Dispatches from the Russian fronts
National Post
April 14, 2015
It was a week like any other on the Russian fronts. The government of Vladimir Putin announced that it was completing the $800 million sale of S-300 air defence missiles to Iran, a deal that had been on hold for five years as part of the nuclear sanctions against Tehran. But now, with a “deal” on the parameters of a nuclear agreement sealed, Moscow has permitted the deal to go ahead. It’s a defensive system, Sergey Lavrov, the Russian foreign minister said, and a threat to no one. Iran needs to upgrade its defences, given the troubled region in which it lives. The sale “was done in the spirit of good will in order to encourage progress in the (nuclear) talks,” Lavrov said.
Good will indeed. The difficulty with this sale is, first, that it blows a huge hole in the sanctions that ought to have been kept in place until Iran agrees to a final deal to slow its nuclear development. Secondly, the S-300 surface-to-air system works all too well and makes air operations by anything other than stealth aircraft (such as the U.S. Air Force’s B-2 or F-22 aircraft) almost impossible. Israeli Air Force F-15 and F-16 aircraft would be unlikely to be able to penetrate Iranian air defences once the S-300s are operating — all of which makes an Israeli strike at Iran’s nuclear installations likely sooner rather than later. There have also been suggestions that the Russians are thinking about selling Iran an even more effective surface-to-air missile system.
For its part, the U.S. warned Iran that the possibility of an attack on Iran’s nuclear development facilities was only temporarily off the table. “We have the capability to shut down, set back and destroy the Iranian nuclear program and I believe the Iranians know that and understand that,” Defence Secretary Ashton Carter said, referring to the USAF’s most powerful ground-penetrating bomb, the massive ordnance penetrator. The 13,600-kilogram MOP — which can explode 60 metres underground and is designed to destroy deeply buried and fortified targets — is ready for use, Carter said. If American aircraft — there are only 20 B-2 bombers able to carry the MOP — can penetrate the Iranian air defence systems, that is. The U.S. apparently has not given MOPs to Israel as yet.
Meanwhile, an USAF RC-135U aircraft, designed to collect technical intelligence on Russian radar emitter systems, likely from Moscow’s Kaliningrad military bases, was flying in international waters north of Poland when it was buzzed by an SU-27 Russian Air Force interceptor. This sparked U.S. protests: “Unprofessional air intercepts have the potential to cause harm to all aircrews involved. More importantly, the careless actions of a single pilot have the potential to escalate tensions between countries,” a Pentagon spokesman said.

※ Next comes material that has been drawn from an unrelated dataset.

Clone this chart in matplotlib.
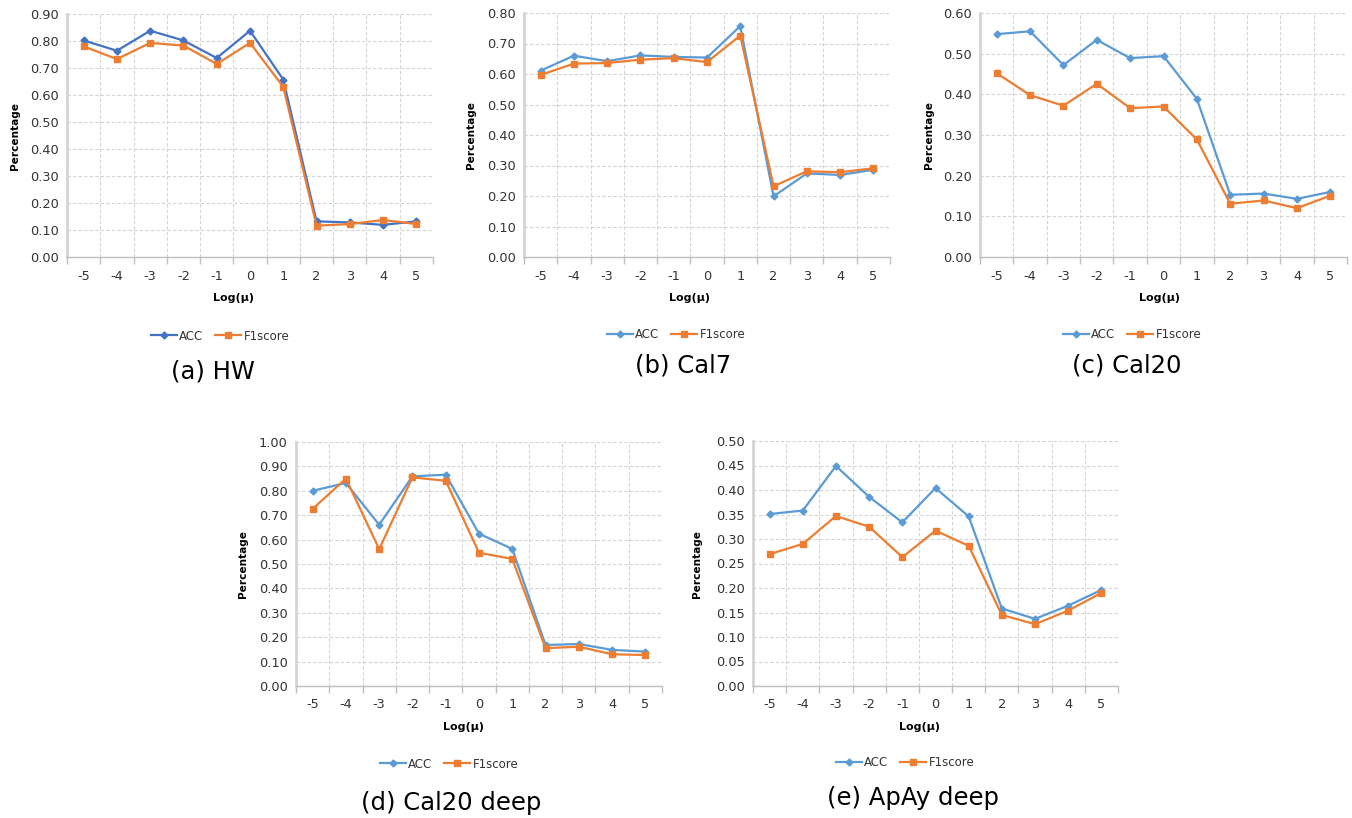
# mu_sensitivity.py
# ACC / F1score vs Log(mu) for five datasets, Excel-style line charts
import numpy as np
import matplotlib.pyplot as plt
from matplotlib.ticker import FixedLocator, NullFormatter, FixedFormatter

# =======================
# DATA
# =======================
LOG_MU = [-5, -4, -3, -2, -1, 0, 1, 2, 3, 4, 5]
TICK_LABELS = [str(v) for v in LOG_MU]

HW_ACC = [0.802, 0.764, 0.838, 0.802, 0.737, 0.838, 0.657, 0.132, 0.128, 0.119, 0.132]
HW_F1 = [0.780, 0.733, 0.793, 0.783, 0.715, 0.793, 0.630, 0.116, 0.122, 0.137, 0.122]

CAL7_ACC = [0.611, 0.660, 0.642, 0.661, 0.656, 0.654, 0.757, 0.199, 0.274, 0.269, 0.286]
CAL7_F1 = [0.597, 0.634, 0.636, 0.647, 0.652, 0.639, 0.726, 0.232, 0.281, 0.278, 0.291]

CAL20_ACC = [0.548, 0.555, 0.472, 0.534, 0.489, 0.494, 0.389, 0.153, 0.156, 0.143, 0.160]
CAL20_F1 = [0.452, 0.398, 0.372, 0.426, 0.366, 0.370, 0.289, 0.131, 0.139, 0.120, 0.151]

CAL20D_ACC = [0.800, 0.832, 0.661, 0.859, 0.866, 0.624, 0.562, 0.168, 0.172, 0.148, 0.141]
CAL20D_F1 = [0.726, 0.850, 0.561, 0.855, 0.841, 0.546, 0.521, 0.155, 0.161, 0.130, 0.127]

APAY_ACC = [0.351, 0.358, 0.449, 0.386, 0.334, 0.404, 0.346, 0.158, 0.137, 0.164, 0.196]
APAY_F1 = [0.269, 0.290, 0.347, 0.325, 0.263, 0.317, 0.286, 0.145, 0.126, 0.154, 0.190]

TITLES = ["(a) HW", "(b) Cal7", "(c) Cal20", "(d) Cal20 deep", "(e) ApAy deep"]

# =======================
# LAYOUT (pixels of a 1352x818 canvas)
# =======================
W, H = 1352, 818
BLUE_DARK = "#4472C4"
BLUE = "#5B9BD5"
ORANGE = "#ED7D31"
GRID = "#D4D4D4"
TEXT = "#333333"

# left, top, right, bottom of plot area; ymax, ystep; legend/title/xlabel/ylabel centres
PANELS = [
    dict(acc=HW_ACC, f1=HW_F1, box=(67, 14, 433, 257), ymax=0.90, step=0.10,
         acc_color=BLUE_DARK, leg=(220, 336), title=(213, 372), xl=(233, 298), yl=15),
    dict(acc=CAL7_ACC, f1=CAL7_F1, box=(524, 13, 890, 257), ymax=0.80, step=0.10,
         acc_color=BLUE, leg=(676, 335), title=(683, 366), xl=(690, 298), yl=471),
    dict(acc=CAL20_ACC, f1=CAL20_F1, box=(980, 13, 1347, 257), ymax=0.60, step=0.10,
         acc_color=BLUE, leg=(1132, 335), title=(1127, 365), xl=(1160, 298), yl=929),
    dict(acc=CAL20D_ACC, f1=CAL20D_F1, box=(296, 442, 662, 686), ymax=1.00, step=0.10,
         acc_color=BLUE, leg=(449, 764), title=(451, 803), xl=(463, 727), yl=243),
    dict(acc=APAY_ACC, f1=APAY_F1, box=(753, 441, 1118, 686), ymax=0.50, step=0.05,
         acc_color=BLUE, leg=(905, 763), title=(913, 798), xl=(920, 727), yl=697),
]

plt.rcParams['font.family'] = ['DejaVu Sans']

fig = plt.figure(figsize=(W / 100, H / 100), dpi=100)


def fx(px):
    return px / W


def fy(py):
    return 1 - py / H


for p, title in zip(PANELS, TITLES):
    l, t, r, b = p["box"]
    ax = fig.add_axes([fx(l), fy(b), fx(r - l), (b - t) / H])

    ax.plot(LOG_MU, p["acc"], color=p["acc_color"], lw=1.6, marker="D", ms=3.5,
            label="ACC", zorder=3)
    ax.plot(LOG_MU, p["f1"], color=ORANGE, lw=1.6, marker="s", ms=4.5,
            label="F1score", zorder=3)

    ax.set_xlim(-5.5, 5.5)
    ax.set_ylim(0, p["ymax"])
    yt = np.arange(0, p["ymax"] + 1e-9, p["step"])
    ax.set_yticks(yt)
    ax.set_yticklabels([f"{v:.2f}" for v in yt])

    # category boundaries carry the tick marks + vertical grid
    bounds = np.arange(-5.5, 5.6, 1.0)
    ax.xaxis.set_major_locator(FixedLocator(bounds))
    ax.xaxis.set_major_formatter(NullFormatter())
    ax.xaxis.set_minor_locator(FixedLocator(LOG_MU))
    ax.xaxis.set_minor_formatter(FixedFormatter(TICK_LABELS))
    ax.tick_params(axis="x", which="major", length=5, color="#BFBFBF", width=1)
    ax.tick_params(axis="x", which="minor", length=0, pad=9, labelsize=9.3, labelcolor=TEXT)
    ax.tick_params(axis="y", length=0, pad=6, labelsize=9.3, labelcolor=TEXT)

    ax.grid(True, which="major", color=GRID, ls=(0, (3, 2)), lw=0.8)
    ax.set_axisbelow(True)
    for s in ["top", "right"]:
        ax.spines[s].set_visible(False)
    ax.spines["left"].set_color(GRID)
    ax.spines["left"].set_linewidth(2)
    ax.spines["bottom"].set_color("#BFBFBF")
    ax.spines["bottom"].set_linewidth(1)

    fig.text(fx(p["yl"]), fy((t + b) / 2), "Percentage", rotation=90, ha="center",
             va="center", fontsize=7.6, fontweight="bold", color="black")
    fig.text(fx(p["xl"][0]), fy(p["xl"][1]), "Log(μ)", ha="center", va="center",
             fontsize=8, fontweight="bold", color="black")

    fig.legend(handles=ax.get_lines(), loc="center", ncol=2, frameon=False,
               bbox_to_anchor=(fx(p["leg"][0]), fy(p["leg"][1])), fontsize=8.5,
               handlelength=2.2, handletextpad=0.2, columnspacing=1.0,
               labelcolor=TEXT)
    fig.text(fx(p["title"][0]), fy(p["title"][1]), title, ha="center", va="center",
             fontsize=17.5, color="black")

fig.savefig("out.png", dpi=100)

And last week a 120-vehicle convoy with 1,400 U.S. troops from the 2nd Cavalry Regiment returned to their bases in Germany after completing an 1,800-km trek through Poland, Lithuania, Estonia, Latvia and the Czech Republic to show the flag and demonstrate Washington’s support and commitment to its Eastern European NATO allies. Reports from U.S. sources had cheering crowds waving the Stars and Stripes on highway overpasses as the Stryker armoured personnel carriers rolled by. Russian news sources, however, highlighted protests in Prague against the Americans and NATO with a “Tanks? No thanks!’ campaign against the U.S. convoy, calling it “an unnecessary and dangerously provocative military manoeuvre, which (may) only increase international tension.”
And Canada did its bit in this escalating crisis, too. With fighting ramping up once more in eastern Ukraine as spring weather takes hold, Ottawa announced that it would send some 200 army trainers to work alongside British and U.S. soldiers trying to upgrade the Ukrainian army’s skills. The deployment will last into 2017. The trainers would add to the Canadian soldiers already in Europe where an infantry company of the Royal Canadian Regiment has been participating in NATO-sponsored exercises. But it was not all escalation this week. The Royal Canadian Air Force’s 11-month-long deployment of CF-18 fighters to Eastern Europe ended when the last four jets flew back to Canada after service in Romania, Poland and the Baltic states.
What seems clear is that Putin has changed the game. The Russians are pressing hard against their borders, continuing to support the insurgents in the Donbas region of Ukraine and stepping up their pressure on the Baltic republics. They are rebuilding their military quickly and selling advanced weaponry to nations that can pay cash. And NATO and its friends are responding. The temperature is rising in what was just another week in the new Cold War. It might not take more than a spark or two to set off a conflagration.
J.L. Granatstein is a fellow of the Canadian Defence and Foreign Affairs Institute.